A recent Wall Street Journal story profiled Jerome E. Goss, 76, a retired cardiologist in New Mexico who now repairs antique books.  Another senior, retired math professor Stephen C. Solosky, 55, of New York, changed course to become a travel writer and tour guide.

Whether it’s writing, computers, photography, bridge, or sports, a senior center allows you to explore interests and start hobbies.  Don’t leave any regrets on your “bucket list.”

Stay Active – Physically and Mentally.

The John D. and Catherine T. MacArthur Foundation found that 30 percent of how we age can be attributed to genes and 70 percent to lifestyle choices.  I call a recliner a “decliner.”  The less you do; the less you can do.   Inactivity, according to the CDC, accounts for roughly 250,000 deaths per year.

Physically – CDC reports that more than one-third of adults were obese in 2009-2010.  Obesity leads to increased risks of diabetes, heart disease, and cancer.  Primeplus offers more than 50 classes and programs monthly – from “Too-Fit-To-Quit” to Chair Yoga exercise classes.  Linda Coupland, 73, taught exercise classes for years at the center.  Now she stretches her imagination through painting workshops.  “This is my third career,” said the former fundraising executive.

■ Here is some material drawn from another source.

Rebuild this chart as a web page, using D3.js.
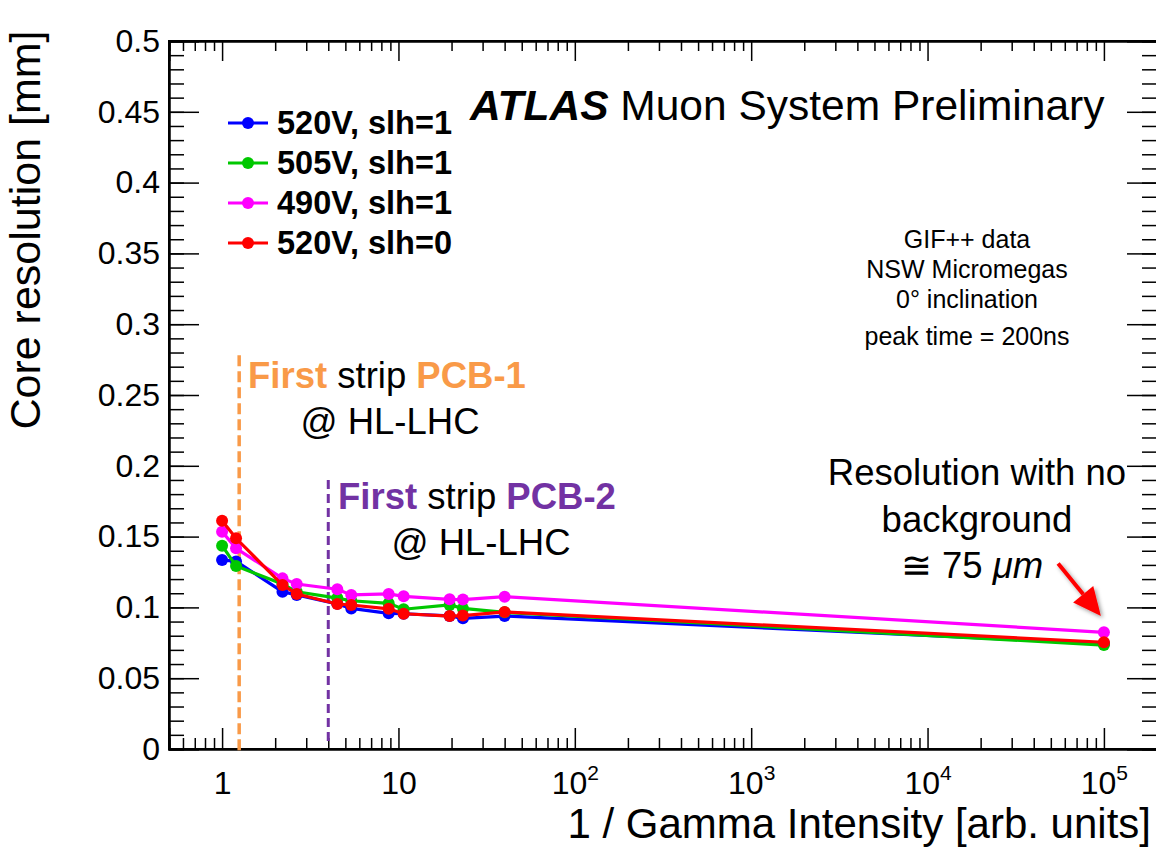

Mentally – Be a lifelong learner.  Acquiring computer skills not only helps seniors stay connected through email but also exercises the brain.  Kathleen Williamson, 73, a retired elementary school teacher, now helps seniors navigate the complexities of computers.  Nationally, more than 53 percent of seniors use the Internet.

Remain curious.  Robbie Shell of the University of Pennsylvania wrote in a Wall Street Journal article about how later life gives people the chance to discover the unfamiliar.  She honed in on honey bees.  Did you know they fly nine miles to find nectar?

Choose Happiness.

In How to Retire Happy, Wild, and Free, Ernie J. Zelinski  notes that people need “sufficient funds to live and sufficient things to live for.”

Artist Petrow’s home is filled with her paintings – picturing scenes from galloping horses to snow covered sand dunes.  She recently won Best in Show at the center’s Senior ArtFest.

According to Dartmouth College economics professor David Blanchflower, as people age, they become happier, embracing freedom.   No boss.  No rush-hour traffic. Lighten up and enjoy small pleasures – a hot cup of coffee and a warm bed – Karl Pillemer, Ph.D., advises retirees  in his book,  30 Lessons for Living 

Invest in friendships – one key to happiness.  “Good friends, good books and a sleepy conscience:  This is the ideal life,” Mark Twain said.

Oftentimes friendships emerge from new rituals – connections made at senior centers and in neighborhoods.  A diverse group of dog-lovers meets every day at 5 p.m. to let pooches play in West Ghent in Norfolk.  The dog park pack includes two active 80-something-year-olds who participate in the group’s cookouts, birthday celebrations, and recipe swaps.

At Primeplus seniors bond during woodshop and exercise classes, support groups for men and the bereaved, and games like Wii.  Each Monday a group of senior Russian immigrants exercises in the pool, plays bingo, and enjoys a meal. In Portsmouth, some of the 100 volunteers with RSVP (Retired Senior Volunteer Program) meet new friends while checking on residents at Effingham Plaza every day.

Balance is crucial.  Embodying activity and altruism, a retired flight attendant plays tennis, golf, and mah-jongg.  She also tutors children, helps a sick relative, and maintains her and her husband’s duplex in Norfolk.

As Benjamin Franklin wrote:  “Leisure time is time for doing something useful.”

Don’t fear retirement.  Embrace it.  You can pen your “next chapter” as the best work of your life.

Lynne Berg is executive director of Primeplus Norfolk Senior Center, located at 7300 Newport Avenue in Norfolk, Virginia.  It has been serving Southside seniors, ages 50+, for more than 40 years.